So things have gone pear-shaped in the weeks following the attack on Glamour Shots by the Huntsman. The place closed down, and with most of the princes and their seconds dead or injured, the court system has basically fallen apart. No one is willing to get together in such large gatherings, or at least in the places they used to. Worse yet, changelings have started disappearing, which we suspect is ADA Snow Fairy's doing. So it seems everyone's going the way of the Winter Court and laying low. Jake's even been reclusive from the rest of us.
I'm not too content on hiding, and doing nothing, waiting for that Snow Fairy bitch to come and take us, but I can't do it alone. We need to organize, but with the state of things, that's gonna take a while. Particularly since we can't trust our usual gathering spots. Holden (who's started seeing this kinda cutie who's just as weird as he is) came up with a plan to get us a new hang out, whilst sullying the reputation of his doppleganger.

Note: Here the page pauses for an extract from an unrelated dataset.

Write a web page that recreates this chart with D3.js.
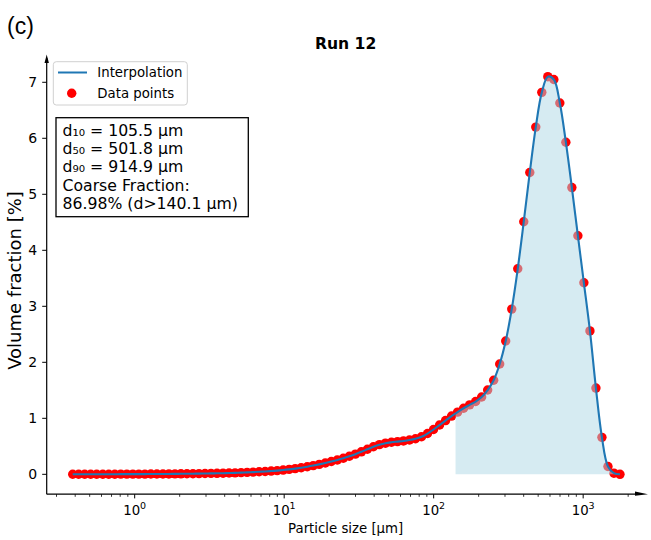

It involved getting some Jock's and Jill's closed down by getting them caught having minors getting drunk and doing scandalous things there with his doppleganger being involved with debauchery. Sounds convoluted, I know, but at the very least, gotta party with some wild and sexy nymphets, and even got to see Lana get down and dirty. Just got some footage of the whole party with various camcorders and camera phones, posted it to that new youtube site, and tipped off the cops. And waddaya know, the plan seems to have worked.
During the party though, this new changeling Knox showed up. He was new in town, wanting to meet up with people like him, and apparently Jake thought it would be funny to send him our way. We got him out of the way quickly before he accidentally threw a monkeywrench in our plans (or got caught in the inevitable police raid).
Lana called him up the next day to meet, and so we did. He is like from another decade. No, really, I think he said he was grabbed in the 40s or something, and only got out recently. He doesn't look that old, but I guess time flows screwy in Fairie. I think the modern day is blowing his mind with all the fancy doo-dads and thingies we have now. Anyways, we told him all about the recent happenings, and the Snow Fairy and wot-not. Turns out he's also very pro-active, which I can respect. But mebbe he's a little too enthusiastic.
We headed over to a payphone near Perimeter mall. He actually called the Snow Fairy to josh with her. I guess his boldness was quite helpful, since we found out she can enchant people with her voice. Lucky for Knoxy, he had a strong enough will to resist. Worried that she would trace the call, we split up. Sure enough, she ended up sending a couple of ensorcelled cops who could see our true nature to check things out.
I ended up going to the mall to lay low and chatted up this caramel honey and her cute banana friend who worked at Pacific Coast Sunwear. Meanwhile, Holden used his powers of disguise to send the cops on a wild goose chase, and then to grab the security footage from the camera at the gas station where the pay phone was, just in case.
But this is definitely not good. Not only is she able to mesmerize folks through the airwaves, she has cops and who knows who else on her payroll, who are able to see our true natures. We need to start warning the others.